The service core houses two AHU rooms – one at each corner – one each for the Eastern half and the Western half. All air distribution ducts are concealed by a false ceiling, the void between the main slab and the false ceiling acts as a RA plenum. The external walls have floor to floor glass in select areas of the facade - high performance glass has been used (low ''U'' value and low conductivity). Each full floor with an overall area of 3000m2 provides for about 2500m2 of air conditioned space and seats over 300 people. The cooling load works out close to 150 tons.
Each 10 m × 4 m of the floor along the periphery (with an external wall) has a load of just over 3 tons. Each of these 10 m × 4 m areas is set out to form a zone, which is equipped with a 3 ton, two-way cassette indoor DX evaporator - set right in the middle of the zone it controls with its control switch fitted on the column closest to the unit. The Eastern 6 × 3 ton units connect to a 15 ton VRF unit, likewise the Western 6 × 3 ton unit connect to another 15 ton VRF unit. The condensing units are located on the roof top, virtually, directly over the AHU rooms. See Photo 1. VRF refrigerant lines rise to the roof through the AHU room pipe shaft. The most distant 3 ton unit is over 100 m away from the condensing unit i.e. 80 m horizontal run and 20 m vertical lift. Thus the building has 10 x 15 ton VRF systems (two per floor) for peripheral cooling duty only and all senior executives seated along the glass perimeter have individual temperature control facilities, a feature they could not have enjoyed with the central ducted system feeding the internal core area.

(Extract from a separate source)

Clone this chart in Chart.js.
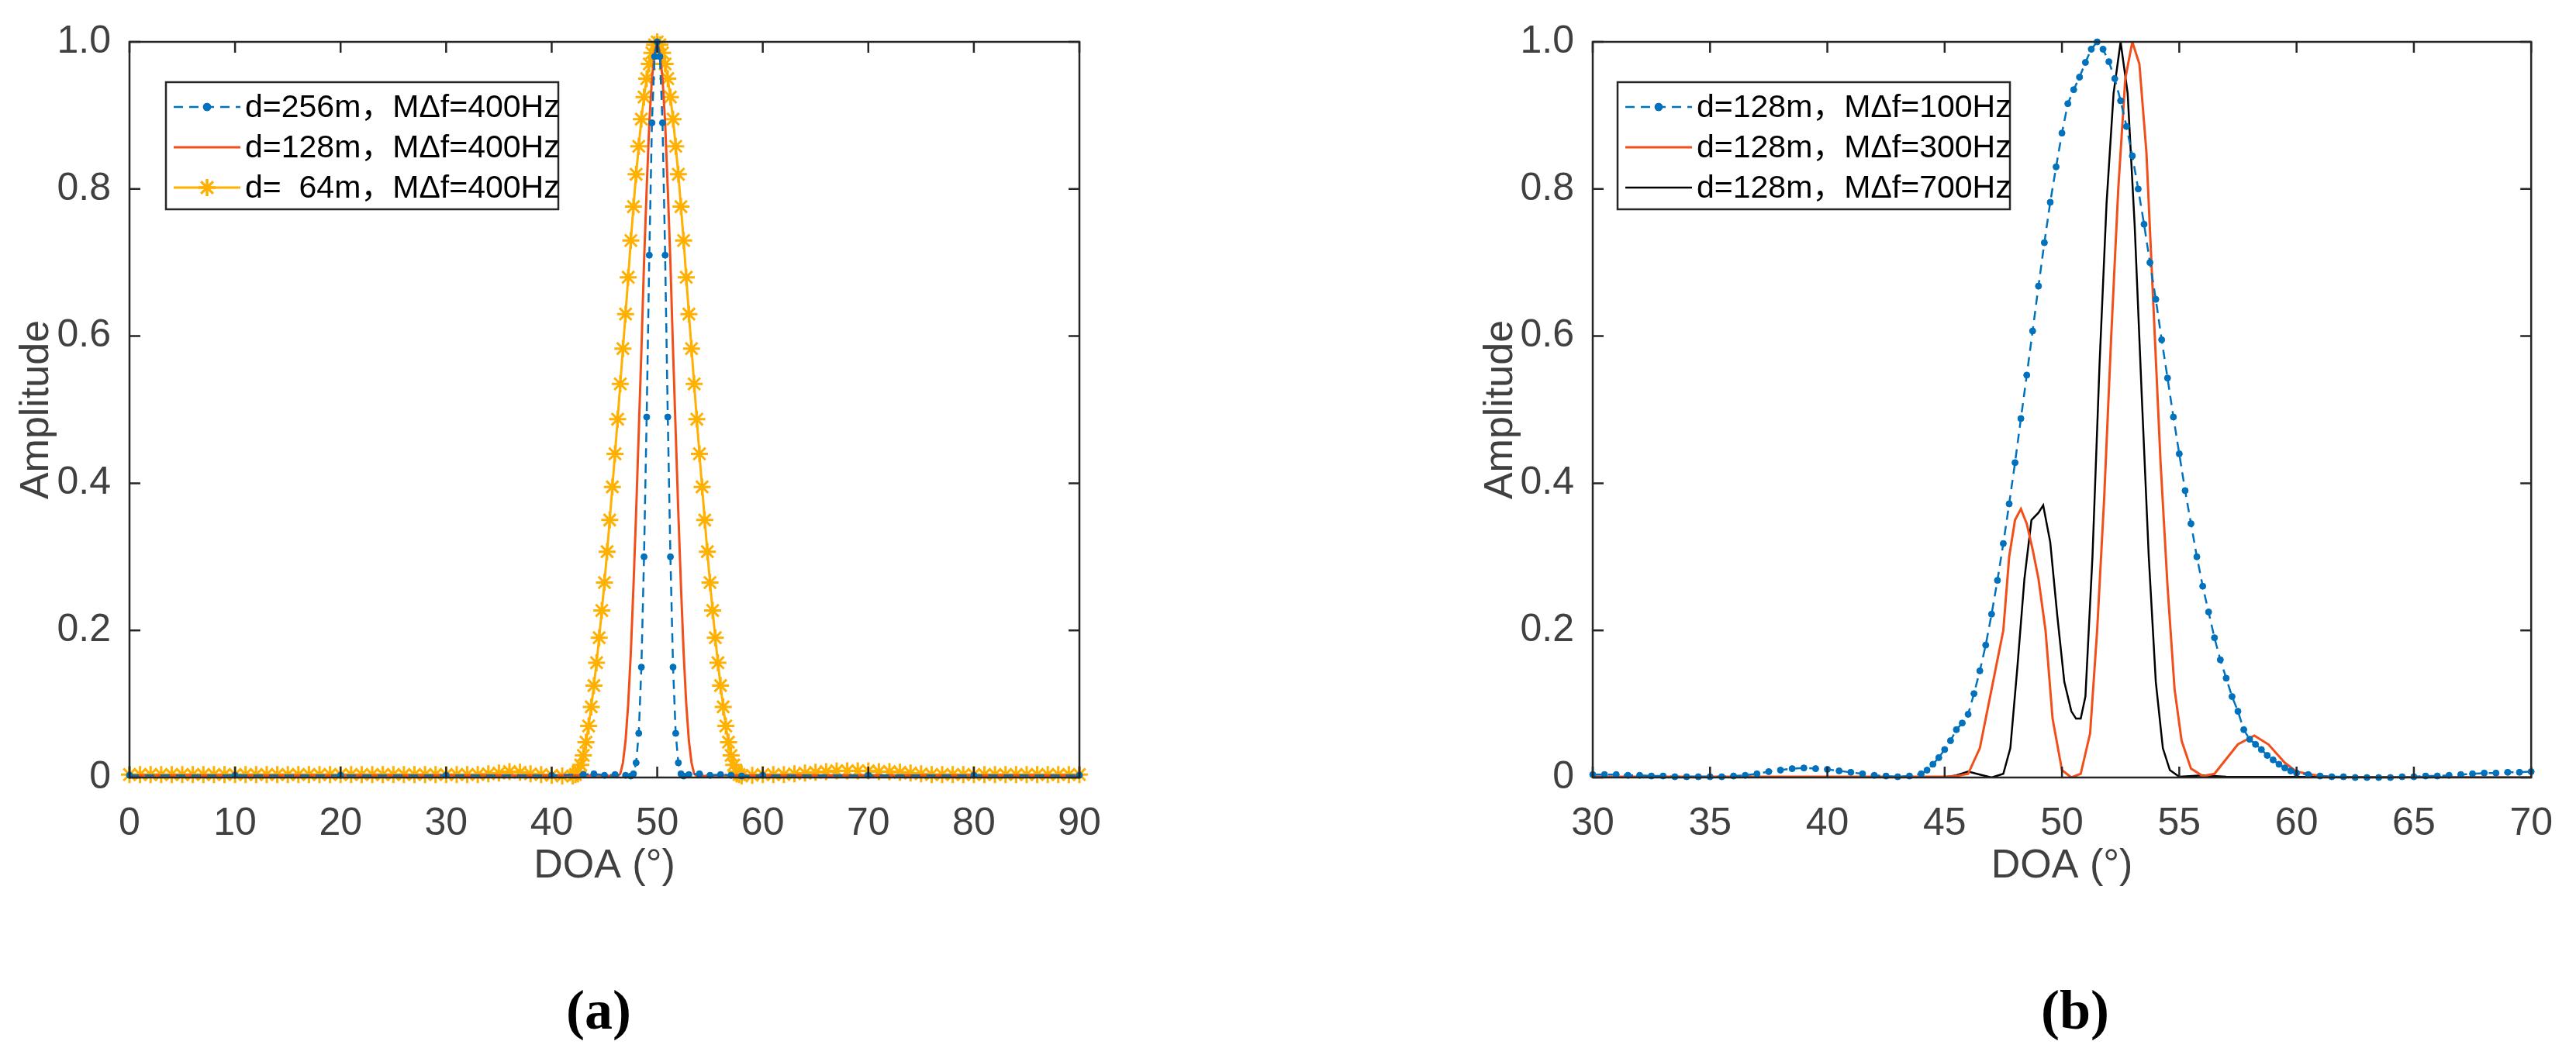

Each AHU room houses - twin 30 ton vertical AHUs. All ten AHU rooms in two stacks of five each link to a rooftop air cooled chilled water plant made up of 2 x 300 ton screw chillers. The system is supported by an additional 300 ton standby screw chiller. The AHUs have a simple 2 - way chilled water control valve on the return line. The AHUs, water chillers, pumps, and the VRFs are all controlled by a simple coherent Bacnet speaking BMS system. The BMS also integrates all the other needs of the building from security, to control of power.